Otel Odası: Geçiciliğin Kalıcılaşması
Otel odası, modern dünyada geçiciliğin simgesidir. Yolculukların, tatillerin, kısa süreli konaklamaların mekânıdır. Ancak bugün hem Ankara’da hem de ABD’de otel odaları, kalıcı bir yaşam alanına dönüşüyor. Bu dönüşüm, yalnızca ekonomik bir sorun değil; aynı zamanda psikolojik ve toplumsal bir kırılmayı da beraberinde getiriyor.
Ev, yalnızca dört duvardan ibaret değildir. Güvenlik, aidiyet, mahremiyet ve süreklilik duygusu üretir. Otel odasında yaşayan birey ise her an geçici olduğunu bilir; yarın orada olup olmayacağı belirsizdir. Bu belirsizlik, kapitalizmin insan hayatına dayattığı kırılganlığın mekânsal karşılığıdır.

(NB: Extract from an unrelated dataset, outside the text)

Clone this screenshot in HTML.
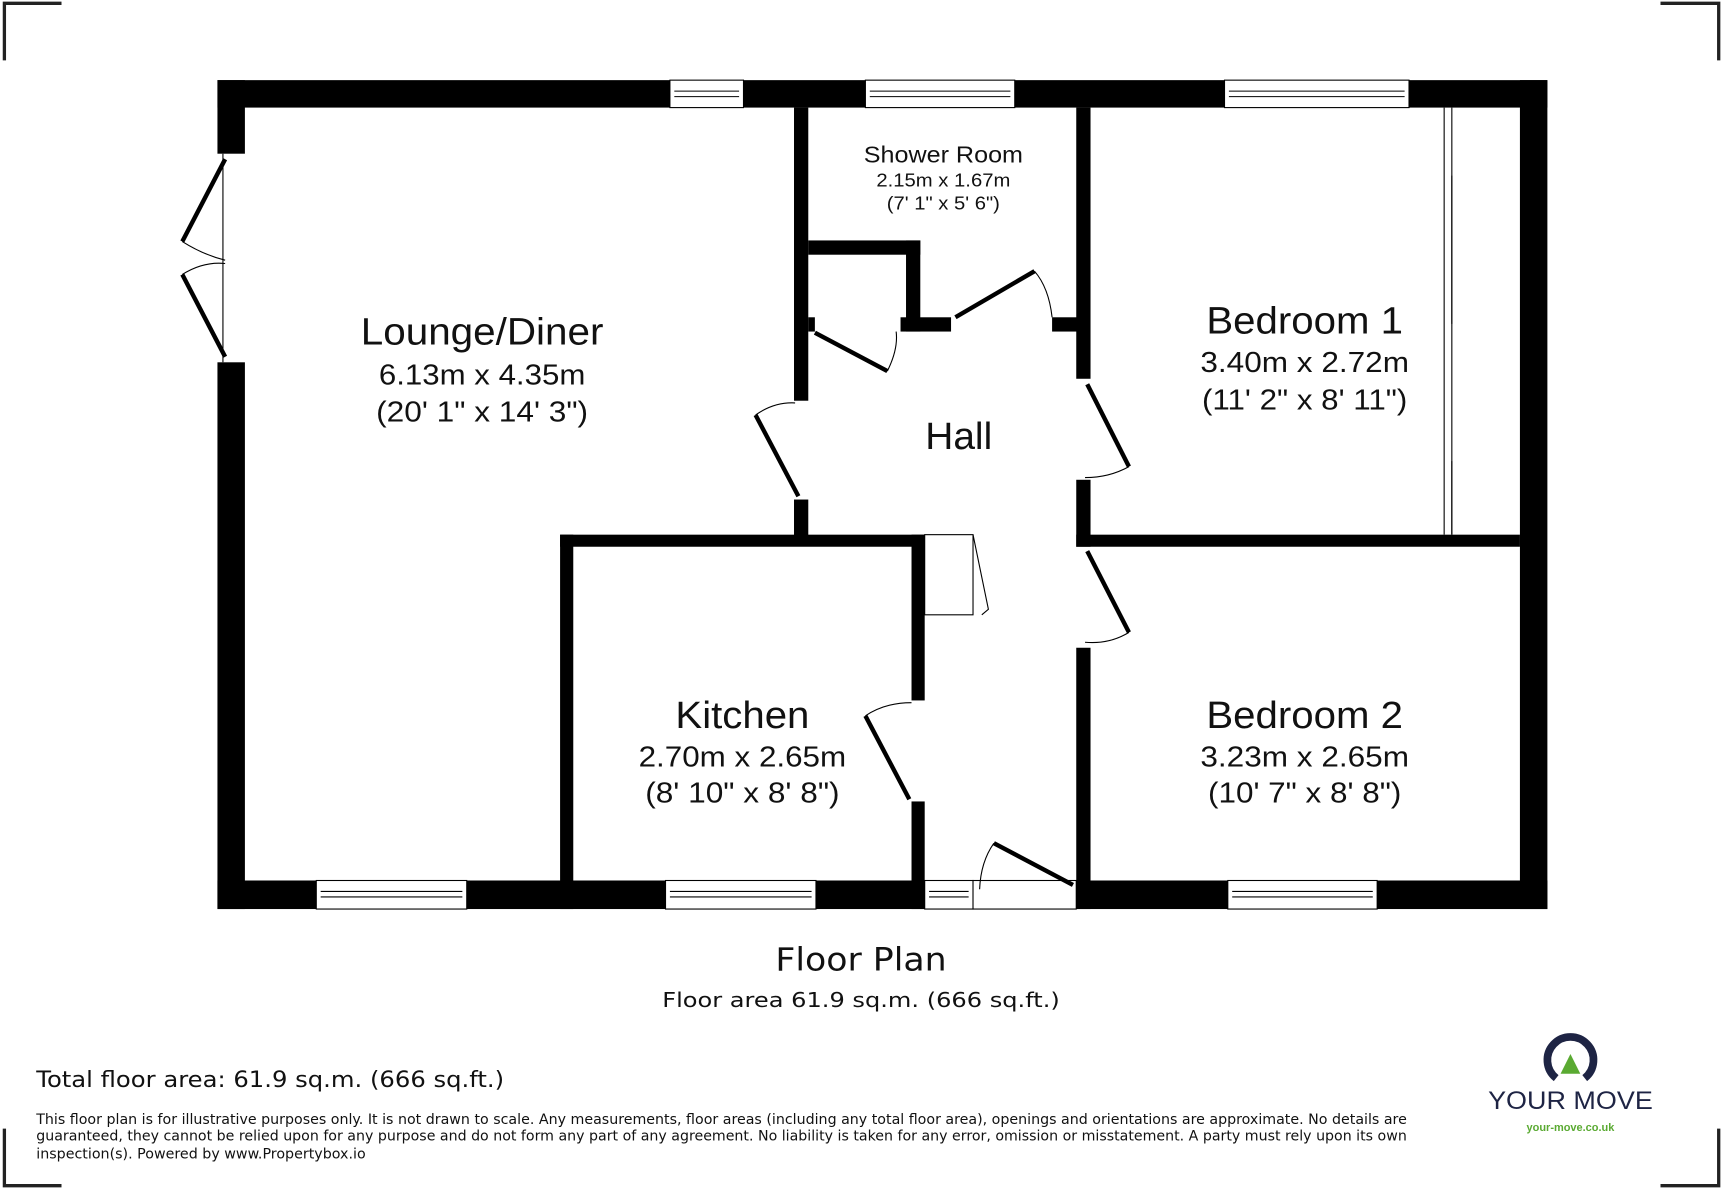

Sorun Kimlik Değil, Sistem
Bu nedenle barınma krizini yalnızca “Türkiye’de emekliler”, “ABD’de işçiler” başlığıyla ele almak eksik kalır. Sorun ne yalnızca yanlış ekonomi politikalarıdır ne de tek tek hükümetlerin tercihlerine indirgenebilir. Asıl mesele, kapitalizmin barınmayı kamusal bir hak olarak değil, piyasada alınıp satılan bir meta olarak görmesidir.
Sosyal devletin geri çekildiği, kamunun konut üretiminden elini çektiği, barınmanın tamamen piyasa koşullarına bırakıldığı her yerde benzer tablolar ortaya çıkıyor. Bugün Ulus’taki emekliyle, Disneyland çevresindeki işçi arasında görünmez bir bağ var: İkisi de aynı sistemin artan maliyetleri karşısında savunmasız.
Bir Uyarı Olarak Otel Odaları
Otel odalarına sığınan hayatlar, geleceğe dair güçlü bir uyarı niteliği taşıyor. Eğer barınma hakkı yeniden kamusal bir sorumluluk olarak ele alınmazsa, bu görüntüler istisna olmaktan çıkıp yeni norm haline gelebilir. Bugün “olağanüstü” görünen manzaralar, yarının sıradanlığına dönüşebilir.
Bu nedenle mesele yalnızca empatiyle değil, sistemsel bir sorgulamayla ele alınmalı. Çünkü barınma krizinin çözümü, bireylerin daha fazla çalışmasında değil; yaşamın piyasaya terk edilmediği bir toplumsal düzenin yeniden inşasında yatıyor.
Otel odaları bize şunu hatırlatıyor: Kapitalizm, insanlara bir ev değil; ancak geçici bir sığınak vaat ediyor. Ve bu vaat, giderek daha fazla insan için kalıcı bir yoksunluğa dönüşüyor.